I'm going to post more often, if not for myself, then for those who use Six Apart products. Afterall, if I use our own tools more regularly then I'll be better equipped to judge how they should be improved.
While in Washington DC, I had the opportunity to visit AOL, see a demo of AOL Journals and meet the team developing the product. Many of my initial impressions were similar to those of Jeff and Clay -- actually, most of my initial impressions were shaped by these write-ups and a briefing from Anil on what I was going to see. Not that this was a bad thing: I'd rather go into a product demo believing that the development team has gotten things right rather than expecting that the product to be utter garbage. Without the New York demos from a couple weeks ago, I would have certainly guessed that the product would have been closer to the latter.

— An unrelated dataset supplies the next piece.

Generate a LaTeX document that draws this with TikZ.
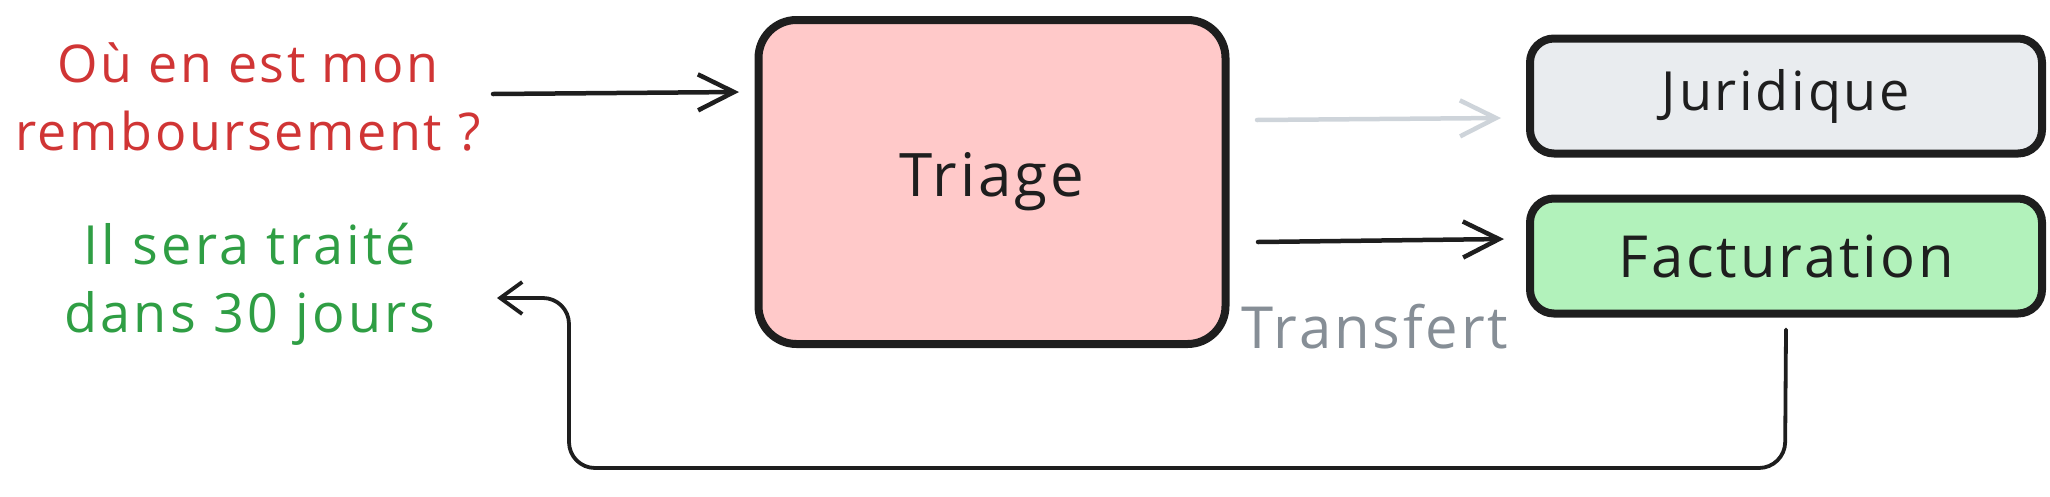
\documentclass[tikz,border=0pt]{standalone}
\usepackage{fontspec}
\setmainfont{Open Sans}
\usetikzlibrary{arrows.meta}
\definecolor{redtxt}{HTML}{D03535}
\definecolor{greentxt}{HTML}{2F9E44}
\definecolor{graytxt}{HTML}{868E96}
\definecolor{grayarr}{HTML}{CED4DA}
\definecolor{triagefill}{HTML}{FFC9C9}
\definecolor{jurfill}{HTML}{E9ECEF}
\definecolor{factfill}{HTML}{B2F2BB}
\definecolor{ink}{HTML}{1E1E1E}
\begin{document}
\begin{tikzpicture}[x=1pt,y=-1pt,
  box/.style={draw=ink, line width=8pt, rounded corners=#1, inner sep=0pt, anchor=center},
  box/.default=24pt,
  tipbig/.style={-{Straight Barb[length=36pt,width=36pt,line width=4.5pt]}},
  arr/.style={draw=ink, line width=4.5pt, line cap=round, tipbig},
  msg/.style={align=center, inner sep=0pt},
  lbl/.style={text=ink, inner sep=0pt}
]
\useasboundingbox (0,0) rectangle (2050,496);

\node[box=38pt, fill=triagefill, minimum width=467pt, minimum height=324pt] (triage) at (992,182) {};
\node[lbl, font=\fontsize{60}{68}\selectfont\addfontfeatures{LetterSpace=5}] (triaget) at (triage.center) {Triage};
\node[box, fill=jurfill, minimum width=512pt, minimum height=115pt] (jur) at (1786,96) {};
\node[lbl, font=\fontsize{54}{60}\selectfont\addfontfeatures{LetterSpace=5}] (jurt) at (jur.center) {Juridique};
\node[box, fill=factfill, minimum width=512pt, minimum height=115pt] (fact) at (1786,256) {};
\node[lbl, font=\fontsize{58}{64}\selectfont\addfontfeatures{LetterSpace=5}] (factt) at (fact.center) {Facturation};

\node[msg, text=redtxt, font=\fontsize{52}{68}\selectfont\addfontfeatures{LetterSpace=5}] (q) at (248,97) {Où en est mon\\remboursement ?};
\node[msg, text=greentxt, font=\fontsize{54}{68}\selectfont\addfontfeatures{LetterSpace=6}] (r) at (250,284) {Il sera traité\\dans 30 jours};
\node[font=\fontsize{58}{64}\selectfont\addfontfeatures{LetterSpace=5}, text=graytxt, inner sep=0pt] (tr) at (1375,327) {Transfert};

\coordinate (qa) at (493,94);
\coordinate (qb) at (739,92);
\draw[arr] (qa) -- (qb);

\coordinate (ga) at (1257,120);
\coordinate (gb) at (1501,118);
\draw[arr, draw=grayarr] (ga) -- (gb);

\coordinate (fa) at (1258,242);
\coordinate (fb) at (1504,239);
\draw[arr] (fa) -- (fb);

\coordinate (rb) at (497,298);
\draw[arr, line width=3.8pt, rounded corners=26pt, -{Straight Barb[length=22pt,width=32pt,line width=3.8pt]}]
  (fact.south) ++(0,12) -- (1785,468) -- (569,468) -- (569,298) -- (rb);
\end{tikzpicture}
\end{document}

The fact of the matter is that fundamentally, they hit the core weblogging elements on the mark. What they are doing -- whether called journals or weblogs -- is in fact weblogging. The elements are there, the output is familiar and the user behavior resembles all that us "real webloggers" would recognize. This isn't just some message board with a blogging label slapped on -- the AOL Journals team is taking the time and effort to get this right and that's highly commendable. Within a company the size of AOL, this is an amazing feat.